$あれも聴きたいこれも聴きたい 若い人の間ではキューバの人気が高いようです。私の若い頃は冷戦時代でしたから、キューバすなわち革命で、最も遠い国の一つでした。時代は変わるものです。

 ところが、昔からキューバは音楽的にはとても豊かな国として、日本の片隅にまで名が轟いていました。東京キューバン・ボーイズなどの力も大きかったんでしょう。アフロ・キューバン・ジャズはラテンの一つの典型でした。

 時代が下ると、ライ・クーダーのブエナビスタ・ソーシャル・クラブの衝撃がありました。その豊潤なサウンドにはうならされたものでした。楽しげな老人たちの歌声は、革命以外の顔をしっかりと見せてくれたものです。

 ロベルト・フォンセカは、ジャケットにマッチョなヒップ・ホップ・タイプの写真を使っていますが、ブエナビスタ・ソーシャル・クラブにも参加していたアフロ・キューバン・ジャズのピアニストです。私などが半端に理解するキューバの全てを兼ね備えた人です。

 この作品は、ロベルトの通算7作目のアルバムです。タイトルの「ジョ」はスペイン語で「私」です。力強いタイトルです。自らの内面を見つめ倒した自信の表れでしょう。ジャケットだけではなく、ブックレットには彼の肉体美を存分に堪能できる写真が満載です。

 音楽的には、自分と向き合った結果出てきた答えはアフリカでした。ここでは、マリ出身のババ・シソコのパーカッションが大活躍しますし、ギニア、アルジェリア、セネガルとアフリカ中のミュージシャンが参加しています。見事なものです。アフリカと言ってもアフロ・ファンクだけではないことを思い知らされます。

 さらに赤字で書かれているのが、クラブ音楽の大物ジャイルス・ピーターソンの参加です。クラブ・ジャズ的でもあるということです。よく引き合いに出されるのが、マネジメントが同じということでエスペランサ、そしてロバート・グラスパーです。現代的で生きのいいジャズという意味ですね。

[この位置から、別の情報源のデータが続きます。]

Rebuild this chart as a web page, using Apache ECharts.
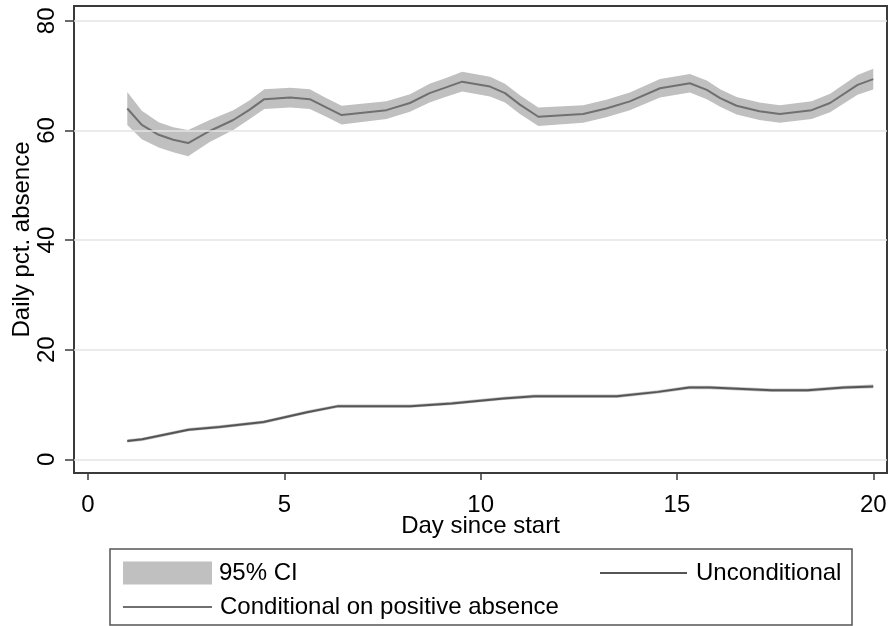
<!DOCTYPE html>
<html>
<head>
<meta charset="utf-8">
<script src="https://cdn.jsdelivr.net/npm/echarts@6/dist/echarts.min.js"></script>
<style>html,body{margin:0;padding:0;background:#fff}#c{width:890px;height:626px}</style>
</head>
<body>
<div id="c"></div>
<script>
// Conditional on positive absence (upper curve)
var condDays = [1, 1.37, 1.8, 2.17, 2.55, 3.1, 3.7, 4.1, 4.49, 5.15, 5.65, 6.04, 6.46, 7.6, 8.2, 8.7, 9.1, 9.53, 10.24, 10.62, 11.0, 11.47, 12.61, 13.2, 13.8, 14.57, 15.33, 15.76, 16.1, 16.52, 17.1, 17.62, 18.43, 18.9, 19.6, 20];
var condMean = [64.0, 61.0, 59.2, 58.3, 57.7, 59.9, 61.9, 63.7, 65.7, 66.0, 65.7, 64.3, 62.8, 63.7, 65.0, 66.8, 67.8, 68.9, 68.0, 66.8, 64.7, 62.5, 63.0, 64.0, 65.3, 67.7, 68.6, 67.4, 65.9, 64.5, 63.5, 63.0, 63.7, 65.0, 68.3, 69.35];
var condHalfCI = [3.0, 2.6, 2.3, 2.3, 2.4, 2.0, 1.8, 1.7, 1.8, 1.8, 1.8, 1.7, 1.7, 1.6, 1.6, 1.7, 1.7, 1.8, 1.8, 1.7, 1.7, 1.7, 1.6, 1.6, 1.6, 1.7, 1.7, 1.7, 1.6, 1.6, 1.6, 1.6, 1.6, 1.7, 1.8, 1.9];
// Unconditional (lower curve)
var uncDays = [1, 1.38, 2.56, 3.35, 4.47, 5.58, 6.37, 8.21, 9.26, 10.58, 11.37, 13.47, 14.52, 15.31, 15.84, 17.41, 18.33, 19.25, 20];
var uncMean = [3.35, 3.65, 5.4, 5.9, 6.8, 8.6, 9.7, 9.7, 10.2, 11.1, 11.5, 11.5, 12.3, 13.1, 13.1, 12.6, 12.6, 13.1, 13.3];
var uncHalfCI = [0.3, 0.3, 0.3, 0.3, 0.3, 0.3, 0.3, 0.3, 0.3, 0.3, 0.3, 0.3, 0.3, 0.3, 0.3, 0.3, 0.3, 0.3, 0.35];
// Axis ticks
var xTicks = [0, 5, 10, 15, 20];
var yTicks = [0, 20, 40, 60, 80];

var FONT = "'Liberation Sans', Arial, sans-serif";
var bandColor = '#c0c0c0';
function pairs(xs, ys) { return xs.map(function (x, i) { return [x, ys[i]]; }); }
function bandRows(xs, m, h) { return xs.map(function (x, i) { return [x, m[i] - h[i], m[i] + h[i]]; }); }
function bandRender(rows) {
  return function (params, api) {
    if (params.dataIndex !== 0) return null;
    var pts = [], i;
    for (i = 0; i < rows.length; i++) pts.push(api.coord([rows[i][0], rows[i][2]]));
    for (i = rows.length - 1; i >= 0; i--) pts.push(api.coord([rows[i][0], rows[i][1]]));
    return { type: 'polygon', shape: { points: pts }, style: { fill: bandColor, stroke: null } };
  };
}
var condBand = bandRows(condDays, condMean, condHalfCI);
var uncBand = bandRows(uncDays, uncMean, uncHalfCI);

var chart = echarts.init(document.getElementById('c'), null, { renderer: 'canvas' });
var option = {
  animation: false,
  backgroundColor: '#fff',
  grid: { left: 74, right: 3, top: 6, bottom: 153, containLabel: false, outerBoundsMode: 'none',
    show: true, borderColor: '#3a3a3a', borderWidth: 2, backgroundColor: 'transparent' },
  xAxis: {
    type: 'value', min: -0.357, max: 20.35,
    name: 'Day since start', nameLocation: 'middle', nameGap: 41, nameMoveOverlap: false,
    nameTextStyle: { fontFamily: FONT, fontSize: 24, color: '#000' },
    axisLine: { show: true, onZero: false, lineStyle: { color: '#3a3a3a', width: 2 } },
    axisTick: { show: true, length: 7, customValues: xTicks, lineStyle: { color: '#3a3a3a', width: 1.5 } },
    axisLabel: { customValues: xTicks, margin: 20, fontFamily: FONT, fontSize: 24, color: '#000' },
    splitLine: { show: false }
  },
  yAxis: {
    type: 'value', min: -2.5, max: 82.7,
    name: 'Daily pct. absence', nameLocation: 'middle', nameGap: 40, nameRotate: 90, nameMoveOverlap: false,
    nameTextStyle: { fontFamily: FONT, fontSize: 24, color: '#000' },
    axisLine: { show: true, onZero: false, lineStyle: { color: '#3a3a3a', width: 2 } },
    axisTick: { show: true, length: 9, customValues: yTicks, lineStyle: { color: '#3a3a3a', width: 1.5 } },
    axisLabel: { customValues: yTicks, rotate: 90, margin: 15, fontFamily: FONT, fontSize: 24, color: '#000' },
    splitLine: { show: false }
  },
  legend: [
    { data: [{ name: '95% CI', icon: 'rect' }], left: 118, top: 556, itemWidth: 89, itemHeight: 23,
      textStyle: { fontFamily: FONT, fontSize: 24, color: '#000', padding: [0, 0, 0, 2] }, selectedMode: false },
    { data: [{ name: 'Unconditional', icon: 'rect' }], left: 595, top: 556, itemWidth: 87, itemHeight: 2,
      textStyle: { fontFamily: FONT, fontSize: 24, color: '#000', padding: [0, 0, 0, 4] }, selectedMode: false },
    { data: [{ name: 'Conditional on positive absence', icon: 'rect' }], left: 118, top: 590, itemWidth: 89, itemHeight: 2,
      textStyle: { fontFamily: FONT, fontSize: 24, color: '#000', padding: [0, 0, 0, 3] }, selectedMode: false }
  ],
  graphic: [
    { type: 'rect', shape: { x: 110, y: 549, width: 742, height: 76 }, style: { fill: 'none', stroke: '#555', lineWidth: 1.5 }, silent: true }
  ],
  series: [
    { name: 'grid', type: 'line', data: [], z: 1, silent: true,
      markLine: { silent: true, symbol: 'none', label: { show: false }, animation: false,
        lineStyle: { color: '#e4e4e4', width: 1.5, type: 'solid' },
        data: yTicks.map(function (v) { return { yAxis: v }; }) } },
    { name: '95% CI', type: 'custom', data: condBand, renderItem: bandRender(condBand),
      encode: { x: 0, y: [1, 2] }, itemStyle: { color: bandColor }, z: 2, silent: true },
    { name: '95% CI', type: 'custom', data: uncBand, renderItem: bandRender(uncBand),
      encode: { x: 0, y: [1, 2] }, itemStyle: { color: bandColor }, z: 2, silent: true },
    { name: 'Unconditional', type: 'line', data: pairs(uncDays, uncMean), symbol: 'none',
      itemStyle: { color: '#555555' }, lineStyle: { color: '#555555', width: 2 }, z: 3 },
    { name: 'Conditional on positive absence', type: 'line', data: pairs(condDays, condMean), symbol: 'none',
      itemStyle: { color: '#707070' }, lineStyle: { color: '#707070', width: 2 }, z: 3 }
  ]
};
chart.setOption(option);
</script>
</body>
</html>
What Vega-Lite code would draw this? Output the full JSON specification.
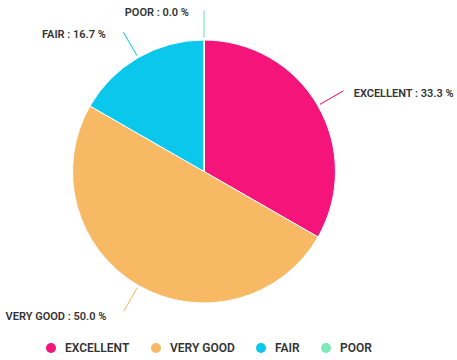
{
  "$schema": "https://vega.github.io/schema/vega-lite/v6.json",
  "width": 408,
  "height": 343,
  "padding": 0,
  "autosize": {"type": "pad"},
  "background": "white",
  "data": {
    "values": [
      {"category": "EXCELLENT", "pct": 33.3, "rank": 1, "label": "EXCELLENT : 33.3 %"},
      {"category": "VERY GOOD", "pct": 50.0, "rank": 2, "label": "VERY GOOD : 50.0 %"},
      {"category": "FAIR", "pct": 16.7, "rank": 3, "label": "FAIR : 16.7 %"},
      {"category": "POOR", "pct": 0.0, "rank": 4, "label": "POOR : 0.0 %"}
    ]
  },
  "encoding": {
    "theta": {"field": "pct", "type": "quantitative", "stack": true},
    "order": {"field": "rank", "type": "quantitative"},
    "color": {
      "field": "category",
      "type": "nominal",
      "sort": ["EXCELLENT", "VERY GOOD", "FAIR", "POOR"],
      "scale": {
        "domain": ["EXCELLENT", "VERY GOOD", "FAIR", "POOR"],
        "range": ["#f5147a", "#f8b965", "#0cc7ec", "#7ee8b9"]
      },
      "legend": {
        "title": null,
        "orient": "none",
        "legendX": 45,
        "legendY": 342,
        "direction": "horizontal",
        "symbolType": "circle",
        "symbolSize": 100,
        "symbolStrokeWidth": 0,
        "labelFont": "Roboto",
        "labelFontSize": 12,
        "labelFontWeight": 600,
        "labelColor": "#333333",
        "labelOffset": 8,
        "columnPadding": 20
      }
    }
  },
  "layer": [
    {"mark": {"type": "arc", "radius": 131.5, "stroke": "white", "strokeWidth": 1}},
    {"mark": {"type": "arc", "radius": 161, "radius2": 134, "padAngle": 3, "filled": false, "strokeWidth": 1, "strokeOpacity": 0.75}},
    {
      "mark": {
        "type": "text",
        "radius": 166,
        "font": "Roboto",
        "fontSize": 11,
        "fontWeight": 600,
        "baseline": "middle",
        "align": {"expr": "datum.category == 'EXCELLENT' ? 'left' : 'right'"},
        "dx": {"expr": "datum.category == 'EXCELLENT' ? 6 : -15"},
        "dy": {"expr": "datum.category == 'VERY GOOD' ? 2 : (datum.category == 'EXCELLENT' ? 6 : 7)"}
      },
      "encoding": {
        "text": {"field": "label", "type": "nominal"},
        "color": {"value": "#333333"}
      }
    }
  ]
}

 帯の文句は「アフロ・キューバン宣言」です。ここにあるのはラテンではありますが、アフリカ、ヒップ・ホップ、クラブ・ジャズなどのミクスチャーです。そこがキューバン・ボーイズとは違うところです。ピアノという西洋音楽の象徴を使って、ここまでしなやかに音を紡いでいくのは並大抵の才能ではありません。

 ロベルトはリリカルな面も持ち合わせているピアニストです。そんなところもポイントが高いものと思われます。比較的端正なピアノ弾きですから、迫力たっぷりの演奏ではあるものの、安心して音に身を委ねることができます。いい作品です。